I have left my husband of four years-- the man I love more than anything in this world.
I am positive my story is not a unique one, nor am I the only person suffering because of Amway. I found myself searching for someone who might understand.
My husband's boss came over one day about 2 years ago to "show us something". I didn't like what I saw then--and I hate the person it turned my husband into. I watched as we lost friends and our home. My family asked us less and less frequently to come visit. Then in utter horror [I watched] as he tried to "contact" [recruit for Amway] someone at my eleven-year-old sister's funeral.
I endured two years of being called "negative", "unsupportive", "non-Christian", and basically a bad wife--by both my husband and his "upline". I finally told him he had to choose [between Amway] and me--even if he only stopped for 6 months. I had already packed--because I knew which was more important to him.
Now I sit feeling sick at what my life has turned into-- wondering if I am wrong. I never doubted my decisions before. I went from being an outgoing person to practically a recluse. I have panic attacks--because of [this experience] and have withdrawn increasingly from the things I once enjoyed.

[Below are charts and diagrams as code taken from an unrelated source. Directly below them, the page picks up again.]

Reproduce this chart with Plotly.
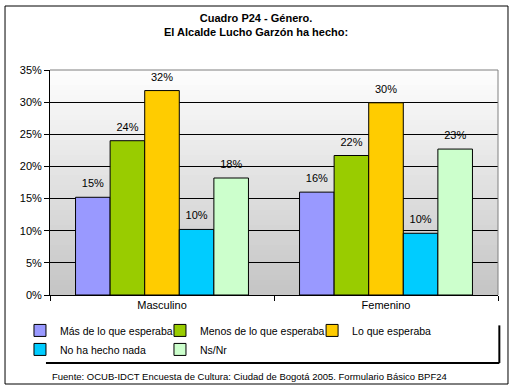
import plotly.graph_objects as go

categories = ["Masculino", "Femenino"]
series_names = ["Más de lo que esperaba", "Menos de lo que esperaba", "Lo que esperaba",
                "No ha hecho nada", "Ns/Nr"]
mas_de_lo_que_esperaba = [0.152, 0.160]
menos_de_lo_que_esperaba = [0.240, 0.217]
lo_que_esperaba = [0.318, 0.299]
no_ha_hecho_nada = [0.102, 0.096]
ns_nr = [0.182, 0.227]
series_values = [mas_de_lo_que_esperaba, menos_de_lo_que_esperaba, lo_que_esperaba,
                 no_ha_hecho_nada, ns_nr]
colors = ["#9999FF", "#99CC00", "#FFCC00", "#00CCFF", "#CCFFCC"]
legend_ids = ["legend", "legend2", "legend3", "legend", "legend2"]

FONT = "Liberation Sans, Arial, sans-serif"

fig = go.Figure()
for name, vals, col, lg in zip(series_names, series_values, colors, legend_ids):
    fig.add_trace(go.Bar(
        x=categories, y=vals, name=name, legend=lg,
        marker=dict(color=col, line=dict(color="black", width=1)),
        hoverinfo="skip",
    ))
for name, vals in zip(series_names, series_values):
    fig.add_trace(go.Scatter(
        x=categories, y=vals, mode="markers+text", showlegend=False,
        marker=dict(size=10, opacity=0),
        text=[f"{v*100:.0f}%" for v in vals], textposition="top center",
        textfont=dict(family=FONT, size=11, color="black"),
        hoverinfo="skip", cliponaxis=False,
    ))

# gradient background bands
shapes = []
n = 45
for i in range(n):
    t = i / n
    g = int(round(196 + (254 - 196) * (i + 0.5) / n))
    shapes.append(dict(type="rect", xref="paper", yref="paper",
                       x0=0, x1=1, y0=t, y1=(i + 1) / n + 0.002,
                       fillcolor=f"rgb({g},{g},{g})", line=dict(width=0), layer="below"))
# plot top/right gray border
shapes.append(dict(type="line", xref="paper", yref="paper", x0=0, x1=1, y0=1, y1=1,
                   line=dict(color="#808080", width=1), layer="above"))
shapes.append(dict(type="line", xref="paper", yref="paper", x0=1, x1=1, y0=0, y1=1,
                   line=dict(color="#808080", width=1), layer="above"))
# legend shadow
shapes.append(dict(type="line", xref="paper", yref="paper", x0=-0.009, x1=1.003,
                   y0=-0.302, y1=-0.302, line=dict(color="black", width=2), layer="above"))
shapes.append(dict(type="line", xref="paper", yref="paper", x0=1.003, x1=1.003,
                   y0=-0.135, y1=-0.302, line=dict(color="black", width=2), layer="above"))
# outer border
shapes.append(dict(type="rect", xref="paper", yref="paper", x0=-0.1004, x1=1.0223,
                   y0=-0.3956, y1=1.2844, line=dict(color="black", width=1), layer="above"))

legend_common = dict(orientation="v", yanchor="top", y=-0.093, xanchor="left",
                     bgcolor="rgba(0,0,0,0)", font=dict(family=FONT, size=10.5),
                     tracegroupgap=0)

fig.update_layout(
    width=515, height=391,
    margin=dict(l=50, r=17, t=70, b=96, autoexpand=False),
    paper_bgcolor="white", plot_bgcolor="white",
    barmode="group", bargap=0.228, bargroupgap=0,
    scattermode="group",
    font=dict(family=FONT, size=11, color="black"),
    xaxis=dict(showline=True, linecolor="black", linewidth=1, ticks="outside",
               ticklen=5, tickcolor="black", tickson="boundaries", showgrid=False,
               tickfont=dict(size=11), automargin=False),
    yaxis=dict(range=[0, 0.35], dtick=0.05, tickformat=".0%", showline=True,
               linecolor="black", linewidth=1, ticks="outside", ticklen=5,
               tickcolor="black", showgrid=True, gridcolor="black", gridwidth=1,
               zeroline=False, tickfont=dict(size=11), automargin=False),
    legend=dict(x=-0.067, **legend_common),
    legend2=dict(x=0.2455, **legend_common),
    legend3=dict(x=0.585, **legend_common),
    shapes=shapes,
    annotations=[
        dict(text="<b>Cuadro P24 - Género.</b><br><b>El Alcalde Lucho Garzón ha hecho:</b>",
             xref="paper", yref="paper", x=0.4609, y=1.2667, xanchor="center",
             yanchor="top", showarrow=False, align="center",
             font=dict(family=FONT, size=11, color="black")),
        dict(text="Fuente: OCUB-IDCT Encuesta de Cultura: Ciudad de Bogotá 2005. Formulario Básico BPF24",
             xref="paper", yref="paper", x=0.0, y=-0.36, xanchor="left",
             yanchor="middle", showarrow=False,
             font=dict(family=FONT, size=9.5, color="black")),
    ],
    showlegend=True,
)
fig.write_html("out.html", config={"displayModeBar": False},
               post_script="document.body.style.margin='0';document.body.style.padding='0';")
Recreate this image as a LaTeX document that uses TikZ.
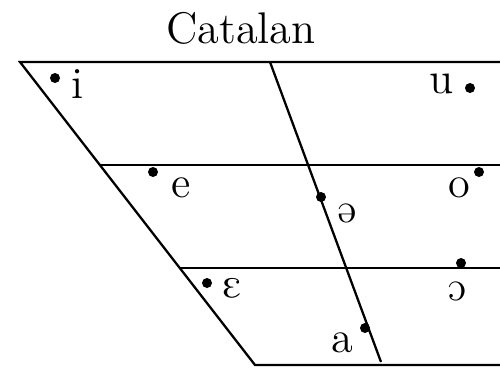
\documentclass[tikz,border=0pt]{standalone}
\usepackage{tipa}
\usetikzlibrary{positioning}
\begin{document}
\begin{tikzpicture}[x=0.01cm,y=-0.01cm,
  chartline/.style={line width=0.65pt,line join=miter},
  vdot/.style={circle,fill,inner sep=0pt,minimum size=0.1cm},
  vlabel/.style={anchor=base,inner sep=0pt,font=\fontsize{12.6}{15}\selectfont}]
  \useasboundingbox (0,0) rectangle (500,369);
  % Outline of the chart
  \coordinate (topleft) at (20,62);
  \coordinate (topright) at (500,62);
  \coordinate (botleft) at (255,365);
  \coordinate (botright) at (500,365);
  \coordinate (midleft) at (100,165);
  \coordinate (midright) at (500,165);
  \coordinate (lowleft) at (180,268);
  \coordinate (lowright) at (500,268);
  \coordinate (centtop) at (270,62);
  \coordinate (centbot) at (381,362);
  \draw[chartline] (topright) -- (topleft) -- (botleft) -- (botright);
  \draw[chartline] (midleft) -- (midright);
  \draw[chartline] (lowleft) -- (lowright);
  \draw[chartline] (centtop) -- (centbot);
  % Title
  \node[vlabel] (title) at (241,43) {Catalan};
  % Vowels
  \node[vdot] (idot) at (55,78) {};
  \node[vlabel] (ilab) at (78,98) {i};
  \node[vdot] (udot) at (470,88) {};
  \node[vlabel] (ulab) at (442,93) {u};
  \node[vdot] (edot) at (153,172) {};
  \node[vlabel] (elab) at (181,197) {e};
  \node[vdot] (odot) at (479,172) {};
  \node[vlabel] (olab) at (459,197) {o};
  \node[vdot] (schwadot) at (321,197) {};
  \node[vlabel] (schwalab) at (347,222) {\textschwa};
  \node[vdot] (epsdot) at (207,283) {};
  \node[vlabel] (epslab) at (232,297) {\textepsilon};
  \node[vdot] (openodot) at (461,263) {};
  \node[vlabel] (openolab) at (457,300) {\textopeno};
  \node[vdot] (adot) at (365,328) {};
  \node[vlabel] (alab) at (342,352) {a};
\end{tikzpicture}
\end{document}
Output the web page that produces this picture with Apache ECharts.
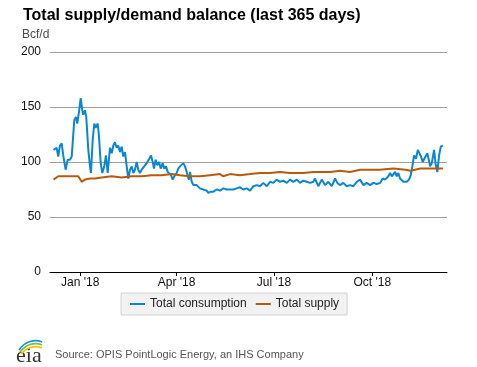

I do believe I started writing this with a point in mind. I was wondering if there were specific support groups for people in a situation similar to this? I can't seem to find one--though I have run into several other people whose stories are frighteningly identical to mine.
We all seem to ask the same questions:
The list is long. I would love to be able to help answer these questions, but all I can say is--"I know what you are going through". All I can do is read, listen and get more and more frustrated at having lost so much of my life. I don't think there is any hope for my marriage.
How did they [people involved in Amway] get so good at this? How can they sleep at night? And since they can--why can't I?